If you are a PBS Torque user and want to migrate to Slurm, you can find the equivalent examples for PBS and Slurm job scripts in the following table.

Command PBS/Torque Slurm
Job submission qsub job_script sbatch job_script
Job submission qsub -q queue -l nodes=1:ppn=16 -l mem=64g job_script sbatch --partition=queue --nodes=1 --cpus-per-node=16 --mem=64g job_script
Node count -l nodes=count --nodes=1
Cores per node -l ppn=count --cpus-per-node=count
Memory size -l mem=16384 --mem=16g
Wall clock limit -N name  --job-name=name

The sbatch arguments here are the minimal subset required to accurately specify a job on the h2p cluster. Please refer to the output of the man sbatch command or SchedMD's Slurm docs for more options.

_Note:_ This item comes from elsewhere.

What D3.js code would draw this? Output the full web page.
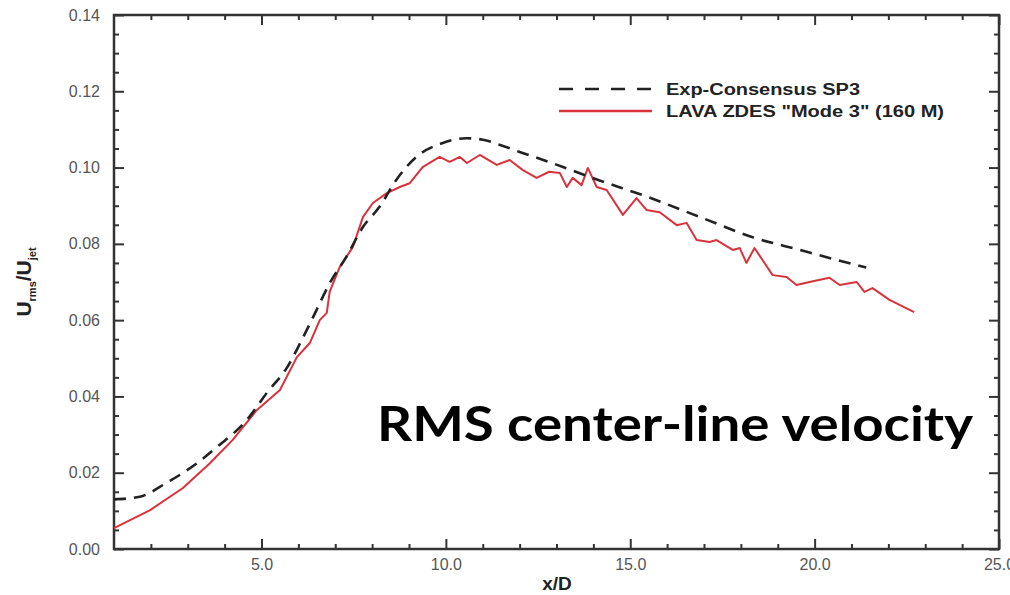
<!DOCTYPE html>
<html><head><meta charset="utf-8">
<script src="https://cdn.jsdelivr.net/npm/d3@7"></script>
<style>body{margin:0;background:#fff}svg{display:block}</style>
</head><body>
<script>
const expX = [1.0, 1.7, 2.4, 3.25, 3.8, 4.6, 5.15, 5.7, 6.05, 6.4, 6.85, 7.3, 7.75, 8.2, 8.65, 9.2, 9.9, 10.55, 11.0, 11.45, 12.0, 12.7, 14.15, 15.5, 16.9, 18.3, 19.6, 20.6, 21.4];
const expY = [0.0130, 0.0137, 0.0172, 0.0225, 0.0268, 0.0338, 0.0410, 0.0477, 0.0540, 0.0608, 0.0697, 0.0766, 0.0844, 0.0897, 0.0967, 0.1028, 0.1064, 0.1077, 0.1073, 0.1060, 0.1041, 0.1018, 0.0967, 0.0922, 0.0870, 0.0818, 0.0784, 0.0758, 0.0738];
const lavaX = [1.0, 1.98, 2.87, 3.6, 4.22, 4.87, 5.5, 5.96, 6.31, 6.58, 6.77, 6.85, 7.12, 7.48, 7.75, 8.02, 8.4, 8.75, 9.02, 9.37, 9.83, 10.1, 10.38, 10.57, 10.92, 11.38, 11.73, 12.08, 12.46, 12.8, 13.09, 13.28, 13.44, 13.68, 13.85, 14.09, 14.36, 14.8, 15.17, 15.44, 15.8, 16.26, 16.53, 16.8, 17.15, 17.34, 17.78, 17.97, 18.15, 18.37, 18.86, 19.24, 19.51, 19.86, 20.4, 20.68, 21.14, 21.35, 21.57, 22.03, 22.7];
const lavaY = [0.0055, 0.0102, 0.0160, 0.0225, 0.0286, 0.0364, 0.0417, 0.0503, 0.0540, 0.0600, 0.0619, 0.0675, 0.0739, 0.0792, 0.0870, 0.0907, 0.0933, 0.0949, 0.0959, 0.1001, 0.1028, 0.1015, 0.1028, 0.1012, 0.1033, 0.1007, 0.1020, 0.0994, 0.0973, 0.0989, 0.0986, 0.0949, 0.0973, 0.0954, 0.0999, 0.0949, 0.0941, 0.0876, 0.0920, 0.0889, 0.0883, 0.0849, 0.0855, 0.0810, 0.0805, 0.0810, 0.0784, 0.0789, 0.0750, 0.0789, 0.0718, 0.0713, 0.0692, 0.0700, 0.0711, 0.0692, 0.0700, 0.0674, 0.0684, 0.0653, 0.0621];
const xTicks = [5, 10, 15, 20, 25];
const yTicks = [0, 0.02, 0.04, 0.06, 0.08, 0.10, 0.12, 0.14];
const seriesNames = ["Exp-Consensus SP3", "LAVA ZDES \"Mode 3\" (160 M)"];

const W = 1010, H = 595;
const L = 114, R = 999, T = 15, B = 549;
const svg = d3.select("body").append("svg").attr("width", W).attr("height", H);
const x = d3.scaleLinear().domain([1, 25]).range([L, R]);
const y = d3.scaleLinear().domain([0, 0.14]).range([B, T]);

const axColor = "#333";
const minorX = d3.range(2, 25, 1).filter(v => v % 5 !== 0);
const minorY = d3.range(0.005, 0.14, 0.005).filter(v => Math.abs(v / 0.02 - Math.round(v / 0.02)) > 0.01);

function styleAxis(g) {
  g.select(".domain").remove();
  g.selectAll(".tick line").attr("stroke", axColor).attr("stroke-width", 2);
}
// bottom
const gB = svg.append("g").attr("transform", `translate(0,${B})`)
  .call(d3.axisBottom(x).tickValues(xTicks).tickSize(-10).tickPadding(10).tickFormat(d3.format(".1f")));
styleAxis(gB);
gB.selectAll("text").attr("fill", "#555").style("font-family", "Liberation Sans, Arial").style("font-size", "16px");
svg.append("g").attr("transform", `translate(0,${B})`).call(d3.axisBottom(x).tickValues(minorX).tickSize(-5).tickFormat("")).call(styleAxis);
// top
svg.append("g").attr("transform", `translate(0,${T})`).call(d3.axisTop(x).tickValues(xTicks).tickSize(-10).tickFormat("")).call(styleAxis);
svg.append("g").attr("transform", `translate(0,${T})`).call(d3.axisTop(x).tickValues(minorX).tickSize(-5).tickFormat("")).call(styleAxis);
// left
const gL = svg.append("g").attr("transform", `translate(${L},0)`)
  .call(d3.axisLeft(y).tickValues(yTicks).tickSize(-10).tickPadding(14).tickFormat(d3.format(".2f")));
styleAxis(gL);
gL.selectAll("text").attr("fill", "#555").style("font-family", "Liberation Sans, Arial").style("font-size", "16px");
svg.append("g").attr("transform", `translate(${L},0)`).call(d3.axisLeft(y).tickValues(minorY).tickSize(-5).tickFormat("")).call(styleAxis);
// right
svg.append("g").attr("transform", `translate(${R},0)`).call(d3.axisRight(y).tickValues(yTicks).tickSize(-10).tickFormat("")).call(styleAxis);
svg.append("g").attr("transform", `translate(${R},0)`).call(d3.axisRight(y).tickValues(minorY).tickSize(-5).tickFormat("")).call(styleAxis);
// frame
svg.append("rect").attr("x", L).attr("y", T).attr("width", R - L).attr("height", B - T)
  .attr("fill", "none").attr("stroke", axColor).attr("stroke-width", 2.5);

const line = d3.line().x(d => x(d[0])).y(d => y(d[1])).curve(d3.curveMonotoneX);
const expData = expX.map((v, i) => [v, expY[i]]);
const lavaData = lavaX.map((v, i) => [v, lavaY[i]]);
const lavaLine = d3.line().x(d => x(d[0])).y(d => y(d[1]));
svg.append("path").datum(lavaData).attr("d", lavaLine).attr("fill", "none").attr("stroke", "#d8333c").attr("stroke-width", 2).attr("stroke-linejoin", "round");
svg.append("path").datum(expData).attr("d", line).attr("fill", "none").attr("stroke", "#222").attr("stroke-width", 2.6).attr("stroke-dasharray", "12,8");

// legend
const lg = svg.append("g");
lg.append("line").attr("x1", 559).attr("x2", 652).attr("y1", 89).attr("y2", 89).attr("stroke", "#222").attr("stroke-width", 2.6).attr("stroke-dasharray", "14,12");
lg.append("line").attr("x1", 559).attr("x2", 652).attr("y1", 111).attr("y2", 111).attr("stroke", "#d8333c").attr("stroke-width", 2.4);
const legendLens = [194, 278];
lg.selectAll("text").data(seriesNames).enter().append("text")
  .attr("x", 666).attr("y", (d, i) => 95 + i * 22)
  .attr("textLength", (d, i) => legendLens[i]).attr("lengthAdjust", "spacingAndGlyphs")
  .attr("fill", "#222").style("font-family", "Liberation Sans, Arial").style("font-weight", "bold").style("font-size", "16px")
  .text(d => d);

// axis titles
svg.append("text").attr("x", 557).attr("y", 590).attr("text-anchor", "middle")
  .attr("fill", "#222").style("font-family", "Liberation Sans, Arial").style("font-weight", "bold").style("font-size", "19px").text("x/D");
const yl = svg.append("text").attr("transform", "translate(31,282) rotate(-90)").attr("text-anchor", "middle")
  .attr("fill", "#222").style("font-family", "Liberation Sans, Arial").style("font-weight", "bold").style("font-size", "21px");
yl.append("tspan").text("U");
yl.append("tspan").attr("dy", 5).style("font-size", "11px").text("rms");
yl.append("tspan").attr("dy", -5).text("/U");
yl.append("tspan").attr("dy", 5).style("font-size", "11px").text("jet");

// annotation
svg.append("text").attr("x", 377).attr("y", 441).attr("fill", "#000")
  .attr("textLength", 596).attr("lengthAdjust", "spacingAndGlyphs")
  .style("font-family", "Lato, Open Sans, sans-serif").style("font-weight", "bold").style("font-size", "48px")
  .text("RMS center-line velocity");
</script>
</body></html>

SBATCH ARGUMENT DESCRIPTION
--nodes Maximum number of nodes to be used by each Job Step.
--tasks-per-node Specify the number of tasks to be launched per node.
--cpus-per-task Advise the Slurm controller that ensuing job steps will require a certain number of processors per task.
--error File to redirect standard error
--job-name The job name.
--time Define the total time required for the job
The format is days-hh:mm:ss.
--cluster Select the cluster to submit the job to smp, mpi and gpu are the available partition in the H2P
--partition Select the partition to submit the job to. smp, high-mem for smp cluster, opa, legacy for mpi cluster, gtx1080, titan, titanx and k40 for gpu cluster.
--account Charge resources used by this job to specified account. This is only relevant for users who are in multiple Slurm accounts because he/she is in groups that are collaborating.

srun also takes the --nodes,--tasks-per-node and --cpus-per-task arguments to allow each job step to change the utilized resources but they cannot exceed those given to sbatch. The above arguments can be provided in a batch script by preceding them with #SBATCH.

Note

The shebang (#!) line must be present. The shebang line specifies the interpreter for the script, and can call any shell or scripting language available on the cluster. For example, #!/usr/bin/env bash.

Slurm is very explicit in how one requests cores and nodes. While extremely powerful, the three flags,--nodes, --ntasks, and --cpus-per-task can be a bit confusing at first.

--ntasks vs. --cpus-per-task

The term “task” in this context can be thought of as a “process”. Therefore, a multi-process program (e.g. MPI) is comprised of multiple tasks. In Slurm, tasks are requested with the --ntasks flag. A multi-threaded program is comprised of a single task, which can in turn use multiple CPUs. CPUs, for the multithreaded programs, are requested with the --cpus-per-task flag. Individual tasks cannot be split across multiple compute nodes, so requesting a number of CPUs with --cpus-per-task flag will always result in all your CPUs allocated on the same compute node.